Copy out each line in the material below that has the word "this".
++++ PROVIDED MATERIAL ++++
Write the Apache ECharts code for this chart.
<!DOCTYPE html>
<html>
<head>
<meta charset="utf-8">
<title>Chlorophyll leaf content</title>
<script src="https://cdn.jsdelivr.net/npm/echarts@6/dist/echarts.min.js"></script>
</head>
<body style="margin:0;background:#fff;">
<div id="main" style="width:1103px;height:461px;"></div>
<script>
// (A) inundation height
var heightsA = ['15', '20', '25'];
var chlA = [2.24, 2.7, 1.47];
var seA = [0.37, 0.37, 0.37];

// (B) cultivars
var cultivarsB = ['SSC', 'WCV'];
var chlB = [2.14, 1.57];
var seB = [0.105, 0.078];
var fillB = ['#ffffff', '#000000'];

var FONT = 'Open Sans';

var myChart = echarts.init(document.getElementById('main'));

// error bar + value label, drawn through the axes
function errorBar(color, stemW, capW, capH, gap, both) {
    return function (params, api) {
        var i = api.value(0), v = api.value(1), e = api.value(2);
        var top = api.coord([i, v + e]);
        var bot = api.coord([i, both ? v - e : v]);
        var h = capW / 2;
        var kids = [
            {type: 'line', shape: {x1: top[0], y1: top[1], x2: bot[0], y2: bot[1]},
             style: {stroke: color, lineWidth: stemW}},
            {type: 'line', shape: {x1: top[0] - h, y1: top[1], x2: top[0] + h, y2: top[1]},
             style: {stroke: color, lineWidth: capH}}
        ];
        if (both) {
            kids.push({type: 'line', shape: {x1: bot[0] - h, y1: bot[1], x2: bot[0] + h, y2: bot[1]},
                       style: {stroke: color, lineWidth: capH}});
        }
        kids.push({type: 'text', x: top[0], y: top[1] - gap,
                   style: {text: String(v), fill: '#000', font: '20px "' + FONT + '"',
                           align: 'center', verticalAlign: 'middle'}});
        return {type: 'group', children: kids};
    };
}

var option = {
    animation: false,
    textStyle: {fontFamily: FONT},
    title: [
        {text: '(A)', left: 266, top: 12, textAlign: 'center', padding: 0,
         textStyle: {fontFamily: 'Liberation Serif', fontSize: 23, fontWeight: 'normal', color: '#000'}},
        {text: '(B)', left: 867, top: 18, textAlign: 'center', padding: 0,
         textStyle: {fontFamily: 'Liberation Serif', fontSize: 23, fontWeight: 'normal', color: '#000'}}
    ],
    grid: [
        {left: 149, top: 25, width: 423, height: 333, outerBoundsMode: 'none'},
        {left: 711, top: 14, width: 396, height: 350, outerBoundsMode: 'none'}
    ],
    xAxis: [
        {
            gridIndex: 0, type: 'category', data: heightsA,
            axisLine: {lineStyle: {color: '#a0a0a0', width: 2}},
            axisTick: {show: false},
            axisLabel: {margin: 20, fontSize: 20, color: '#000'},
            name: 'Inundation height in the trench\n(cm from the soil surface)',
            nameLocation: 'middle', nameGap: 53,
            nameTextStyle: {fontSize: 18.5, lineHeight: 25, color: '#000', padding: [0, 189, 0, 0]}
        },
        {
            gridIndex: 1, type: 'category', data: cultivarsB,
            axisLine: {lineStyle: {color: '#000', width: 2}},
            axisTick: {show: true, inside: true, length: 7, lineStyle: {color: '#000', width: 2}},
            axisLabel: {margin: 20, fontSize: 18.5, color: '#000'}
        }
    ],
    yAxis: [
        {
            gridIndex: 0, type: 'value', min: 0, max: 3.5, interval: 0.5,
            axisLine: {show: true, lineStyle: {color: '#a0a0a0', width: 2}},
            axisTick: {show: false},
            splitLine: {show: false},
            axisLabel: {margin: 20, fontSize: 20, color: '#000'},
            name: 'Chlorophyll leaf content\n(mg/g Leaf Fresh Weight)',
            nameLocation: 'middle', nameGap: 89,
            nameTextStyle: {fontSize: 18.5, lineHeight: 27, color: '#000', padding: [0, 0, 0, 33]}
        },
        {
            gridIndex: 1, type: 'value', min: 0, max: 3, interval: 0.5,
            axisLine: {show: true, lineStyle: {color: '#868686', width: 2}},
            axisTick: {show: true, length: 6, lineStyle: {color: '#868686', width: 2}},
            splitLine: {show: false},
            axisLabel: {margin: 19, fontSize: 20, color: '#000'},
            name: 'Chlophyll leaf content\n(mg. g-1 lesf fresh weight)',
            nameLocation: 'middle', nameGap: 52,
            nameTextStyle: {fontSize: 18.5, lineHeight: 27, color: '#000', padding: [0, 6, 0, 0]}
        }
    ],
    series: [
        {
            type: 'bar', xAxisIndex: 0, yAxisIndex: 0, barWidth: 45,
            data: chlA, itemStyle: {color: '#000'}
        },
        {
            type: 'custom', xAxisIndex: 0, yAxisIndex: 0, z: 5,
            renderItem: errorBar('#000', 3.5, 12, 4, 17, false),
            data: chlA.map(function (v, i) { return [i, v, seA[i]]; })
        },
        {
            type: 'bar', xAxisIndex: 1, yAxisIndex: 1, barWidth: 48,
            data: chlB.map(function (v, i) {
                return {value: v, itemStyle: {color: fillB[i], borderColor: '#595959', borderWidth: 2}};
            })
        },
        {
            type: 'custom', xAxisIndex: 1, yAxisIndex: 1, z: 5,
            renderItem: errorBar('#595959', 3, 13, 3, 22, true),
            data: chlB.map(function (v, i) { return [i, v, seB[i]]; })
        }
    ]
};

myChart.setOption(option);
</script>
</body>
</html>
++++
++++ PROVIDED MATERIAL ++++
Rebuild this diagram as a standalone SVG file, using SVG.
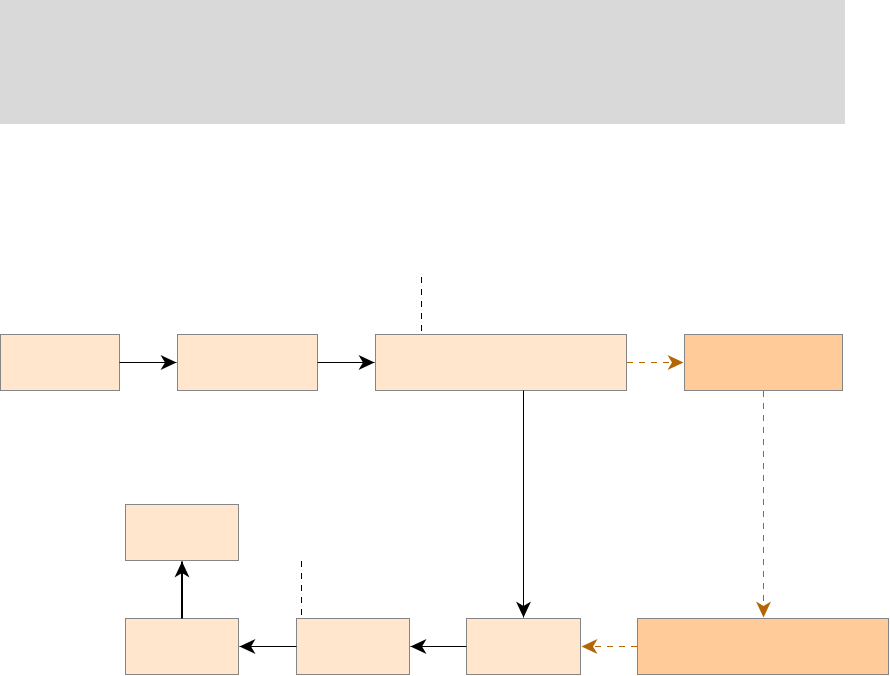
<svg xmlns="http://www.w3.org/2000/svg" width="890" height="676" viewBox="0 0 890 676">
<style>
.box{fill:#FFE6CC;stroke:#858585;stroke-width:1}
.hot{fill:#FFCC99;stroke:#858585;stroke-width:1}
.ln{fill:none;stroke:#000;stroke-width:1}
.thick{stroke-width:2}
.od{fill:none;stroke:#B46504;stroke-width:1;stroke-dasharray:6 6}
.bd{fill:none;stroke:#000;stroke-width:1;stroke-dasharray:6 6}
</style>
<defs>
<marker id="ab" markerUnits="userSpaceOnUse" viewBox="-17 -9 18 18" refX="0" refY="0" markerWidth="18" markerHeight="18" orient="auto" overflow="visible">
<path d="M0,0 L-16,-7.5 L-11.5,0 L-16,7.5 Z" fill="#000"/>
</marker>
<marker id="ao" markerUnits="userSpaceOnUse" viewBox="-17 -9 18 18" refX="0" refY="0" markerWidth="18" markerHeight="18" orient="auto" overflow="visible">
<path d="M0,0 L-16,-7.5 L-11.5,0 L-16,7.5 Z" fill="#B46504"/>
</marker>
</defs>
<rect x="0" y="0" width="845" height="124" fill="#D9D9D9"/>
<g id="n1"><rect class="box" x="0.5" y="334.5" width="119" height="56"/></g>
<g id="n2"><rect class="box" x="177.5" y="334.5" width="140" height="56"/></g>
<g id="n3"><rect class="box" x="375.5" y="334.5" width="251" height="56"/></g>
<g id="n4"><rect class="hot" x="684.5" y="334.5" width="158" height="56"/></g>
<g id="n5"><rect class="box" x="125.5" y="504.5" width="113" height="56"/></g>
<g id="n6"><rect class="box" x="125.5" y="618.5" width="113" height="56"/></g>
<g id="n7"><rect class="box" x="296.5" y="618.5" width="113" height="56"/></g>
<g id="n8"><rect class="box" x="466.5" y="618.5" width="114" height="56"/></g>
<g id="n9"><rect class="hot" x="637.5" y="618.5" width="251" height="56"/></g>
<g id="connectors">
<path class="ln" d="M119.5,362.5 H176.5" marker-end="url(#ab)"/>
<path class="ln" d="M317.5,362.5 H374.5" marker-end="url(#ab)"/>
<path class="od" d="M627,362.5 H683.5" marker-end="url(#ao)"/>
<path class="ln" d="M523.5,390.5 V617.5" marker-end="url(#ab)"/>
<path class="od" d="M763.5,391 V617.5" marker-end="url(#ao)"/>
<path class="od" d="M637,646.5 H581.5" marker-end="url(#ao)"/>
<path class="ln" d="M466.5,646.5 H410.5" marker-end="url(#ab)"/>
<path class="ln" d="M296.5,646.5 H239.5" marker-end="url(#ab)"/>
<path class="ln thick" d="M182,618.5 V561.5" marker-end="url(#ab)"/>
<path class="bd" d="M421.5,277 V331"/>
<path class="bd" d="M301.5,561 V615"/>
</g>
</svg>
++++
> TASK RESPONSE:
Write the Apache ECharts code for this chart.
Rebuild this diagram as a standalone SVG file, using SVG.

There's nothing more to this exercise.